Opus 651
Sonata for Flute and Piano (2005)
for Flute and Piano
- Chanson
- Fantasy Variations
Carol Hall, flute; Pascha Gordon, piano
Duration: 12.5 min.
Dedication: for Brook Ferguson and in memory of Meyer Kupferman
Commission: Commissioned for Brook Ferguson
Publisher: Musik Fabrik
Performance materials available from the publisher.
Sonata for Flute and Piano (2005) was written for and is dedicated to flutist Brook Ferguson. It is in two movements. It was inspired by her support and activity with contemporary music. The work is also dedicated in memory of composer Meyer Kupferman (1926-2003), with whose music the composer was spending a great deal of time during the composition of this sonata.
The first movement, Chanson, is an extended “song” that develops through a variety of textures.

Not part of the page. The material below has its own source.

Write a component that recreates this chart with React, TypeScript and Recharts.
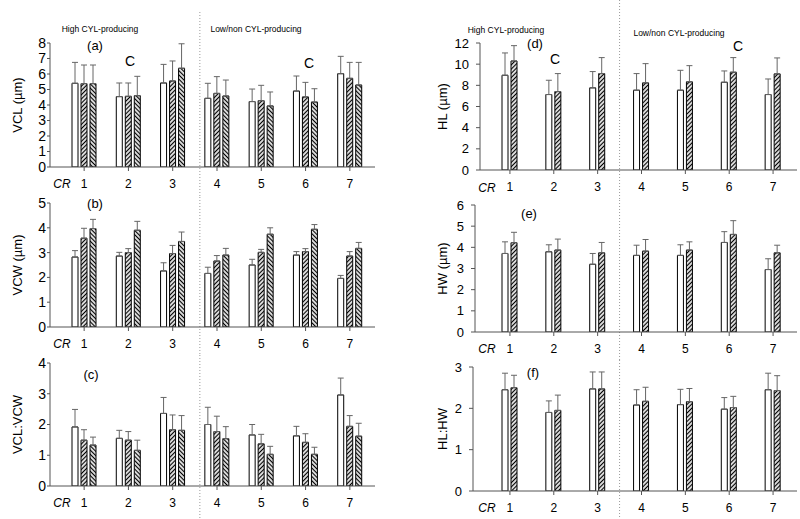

The opening song material is centered around G#. In turn, this G# is revealed to be a quasi-dominant of a D centered sonority. (A brief coda returns to G#, in preparation for the D center of the second movement.)
The second movement, Fantasy Variations, is cast as two presentations of the theme surrounding five free variations, plus a coda. The theme serves as the basis of the musical material for each variation as well as the structural template for each. Also, each variation contains material referring back specifically to the previous variation.
The opening theme is declamatory and massive. The first variation is fast and limber. The second variation is introspective and stratified. The third variation is fleeting. The fourth variation is distant and spare. The fifth variation is fast and driving. The final theme begins whispered and slowly regains its declamatory nature before an intensely hammered coda ends the work in a blaze.